Marin des montagnes ne partage en apparence que peu de points communs avec le précédent film de Karim Aïnouz, La Vie invisible d’Euridice Gusmão (Prix Un certain regard à Cannes en 2019). La première rupture entre les deux est bien sûr formelle, puisque le cinéaste fait ici le choix du documentaire et raconte à la première personne le voyage qui l’a conduit, en 2019, sur la terre natale de son père, en Algérie. La seconde est en trompe-l’œil, car contrairement à ce que l’on pourrait attendre, l’abandon du registre mélodramatique est loin d’entraîner un renoncement à l’émotion ou au lyrisme. Le film démarre pourtant de manière relativement sèche, par les images banales d’une traversée en bateau (pont, escaliers, salles de réception, passagers, etc.) qui escamotent la subjectivité du réalisateur, réduite aux photographies d’une cabine impersonnelle où l’on aperçoit furtivement la silhouette d’Aïnouz dans un miroir. Quelques indices suggèrent malgré tout que la traversée aura non seulement une valeur initiatique, mais que sa portée émotionnelle dépassera les attentes du cinéaste. D’abord, grâce à un mot et à sa définition, qui apparaissent à l’écran au seuil du film : calenture, un délire fiévreux conduisant les marins des zones tropicales à se jeter à la mer. Ensuite, par la voix off d’Aïnouz, qui lit une longue lettre adressée à Iracema, sa mère disparue. Comme un refrain mélancolique, les mots « Iracema, je me demande… » rythment le mouvement indolent du film et renvoient aux mystérieuses racines du réalisateur, conçu aux États-Unis, mais né au Brésil et élevé sans son père Majid, resté en Kabylie.
La beauté de Marin des montagnes tient d’abord à la posture paradoxale du cinéaste, à la fois ethnographe et enfant du pays, mais aussi étranger croyant reconnaître dans chaque visage anonyme un cousin ou une sœur possible. Aïnouz prend d’abord son temps pour observer la surface de la ville (son périple commence à Alger) et filme les façades, devantures de magasins et groupes de passants dans une suite de plans fixes préparés avec soin.
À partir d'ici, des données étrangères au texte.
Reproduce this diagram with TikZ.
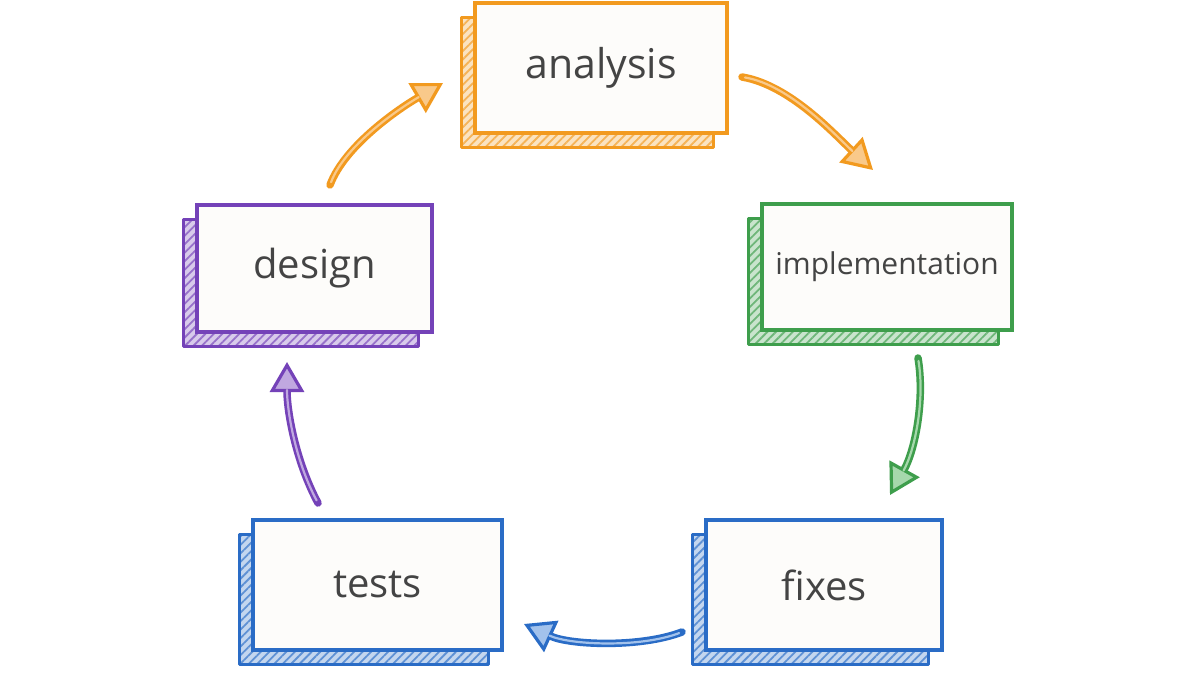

Mais les tableaux qu’il compose sont toujours plus vivants que prévu : un boucher sort du cadre pour venir l’interroger, trois jeunes hommes veulent raconter leur quotidien à la caméra, et même les rues les plus désertes se peuplent soudain, en pleine nuit, de danses improvisées. La ville tout entière semble ainsi vouloir entrer dans le champ et, de rencontre en rencontre, le réalisateur est presque aspiré malgré lui vers le cœur profond du pays, jusqu’aux montagnes de l’Atlas, à Tizi Ouzou, la ville où a grandi son père. C’est là, au détour d’une conversation, qu’il croise par hasard un homonyme, Karim Aïnouz, né la même année que lui. Cette scène, véritable point de bascule du film, bouleverse le dispositif documentaire et fait taire pour un temps la voix off, remplacée par les éclats de voix de la famille Aïnouz, heureuse et surprise de rencontrer ce parent dont elle ignorait l’existence. Si le réalisateur continue de filmer les habitants de Tizi Ouzou dans des plans fixes savamment étudiés (les surcadrages rappellent l’extériorité du filmeur à ce milieu, par la présence d’une porte ou d’une fenêtre qui le sépare des autres), les figures qui les habitent semblent plus désireuses que jamais de l’inviter à entrer dans le cadre, prêtes à l’adopter comme l’un des leurs.
Quelque chose de profondément romanesque émerge de la manière dont Aïnouz est accueilli, d’abord comme un frère, mais aussi comme un cinéaste dont les images ont vocation à parcourir le monde (« je vais aller au Zimbabwe », s’amuse une vieille dame assise dans un fauteuil roulant). Le documentaire, d’abord ancré dans une trajectoire très intime, élargit alors sa portée et nous renvoie à une conception presque primitive du cinéma comme pouvoir absolu des images, capable non seulement d’enregistrer des souvenirs, mais aussi de transporter des corps, des histoires et même un pays tout entier aux quatre coins du monde. Cette « séance spéciale » mérite donc bien son nom : voir surgir à l’écran ces figures espiègles et bienveillantes, conscientes de voyager en même temps que le film dans les contrées les plus improbables (à commencer par la Croisette), constitue un petit moment de grâce.